Look at your Payments before You Pay off Debts
Once you know that your home is worth enough for you to wrap your debts into your mortgage, you can start to figure out if it makes financial sense to refinance your mortgage. Start by looking at each payment individually. Write down each credit card bill, the total amount owed as well as the minimum payments. Next, write down your mortgage payment as it is now. Add up the total of all of these payments.
Your next step is to figure out your new mortgage payment based on the new mortgage with your debts wrapped into it. Write down the principal, interest payment, and compare it to the total of the above debts. Is it higher or lower? If it is higher, how much higher is it? If it is lower, how much money will you save each month?
Look at the Term
You also need to consider the term of the new mortgage you would use to pay off debts. Is it a new 30-year term? How much time have you already spent paying on your current mortgage? If you originally held a 30-year mortgage and it has been 5 or 6 years, you might want to reconsider taking out a new 30-year term. Can you afford a 25-year or 20-year term? These avenues are worth exploring so that you can determine not only the most affordable route now, but also what it will cost you in the end. If you stretch a term out to 30 years again, you agree to pay more interest. You need to see how this plays out in the end.
What is your Credit Score?
Your credit score plays a role in whether you should refinance to pay off debts. There is more to it than whether or not it allows you to obtain approval for your loan. If you refinance your debts into your mortgage, paying the credit card debts off completely, your credit score could increase. This could help you in the long run. The fewer debts you have, the higher your score may become. In addition, the lower your utilization rate, which is the amount of outstanding debt compared to what your credit line, the higher your credit score might climb. If you have a questionable credit score, this could help tremendously if you can find financing.
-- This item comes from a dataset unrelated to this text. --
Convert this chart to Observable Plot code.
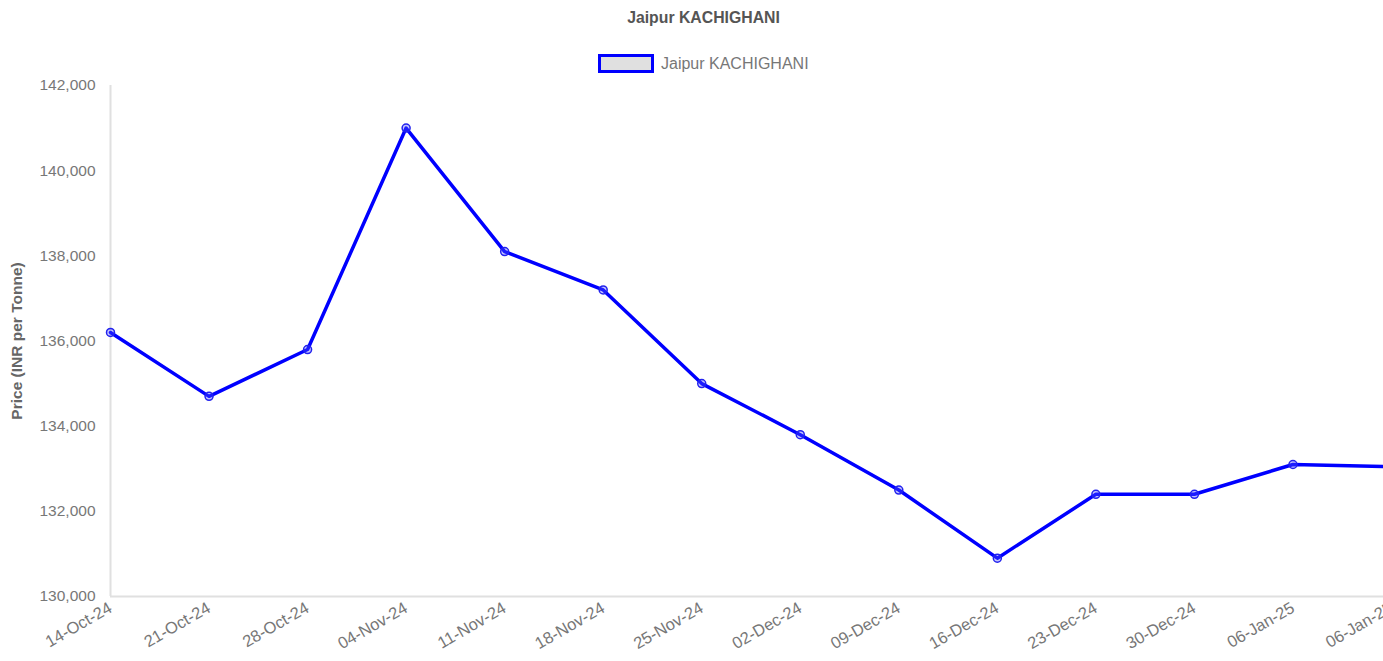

Tax Advantages with a Mortgage
There are tax advantages that you can gain with a mortgage rather than credit card debt. Typically, you can deduct mortgage interest on your taxes. Of course, only your tax professional can determine if you are eligible to deduct your interest, but a majority of Americans are able to do so. Credit card interest, on the other hand, is not tax deductible no matter how you look at it. This benefit alone is enough for many people to consider refinancing to pay off their debts.
Consider the Closing Costs
When you look at the factors that help you determine if you should refinance or not, do not forget about the closing costs. These take away from the savings you would reap from your refinance. If you plan on staying in your home for a long time, though, it could pay off in the long run. You can also shop with various lenders to find the lowest closing costs or negotiate with one lender to get the costs as low as possible. Just do not overlook the role the closing costs play in the decision to refinance or not.
Avoid Going Over an 80% LTV
The one rule that affects everyone is to avoid going over an 80% LTV on a first mortgage. If you do this, which most mortgage programs would not even allow with a cash-out refinance, you have to pay Private Mortgage Insurance. This premium could get costly, which could take away from the benefits of paying off your debts. When you compare the costs by writing down each bill and the subsequent costs, make sure you include PMI if it is applicable in your situation in order to determine if it is the right choice for you.
The cash-out refinance to pay off debts often makes sense, especially when you pay 15% or higher on your credit cards, as many people do. You will not know if it is the right choice for you, however, until you write it all down and look at the big picture. Look to see how much you will save in the long run and how it affects you in the long run. Including PMI, closing costs and the extended term in your decision will help you make the right choice for you.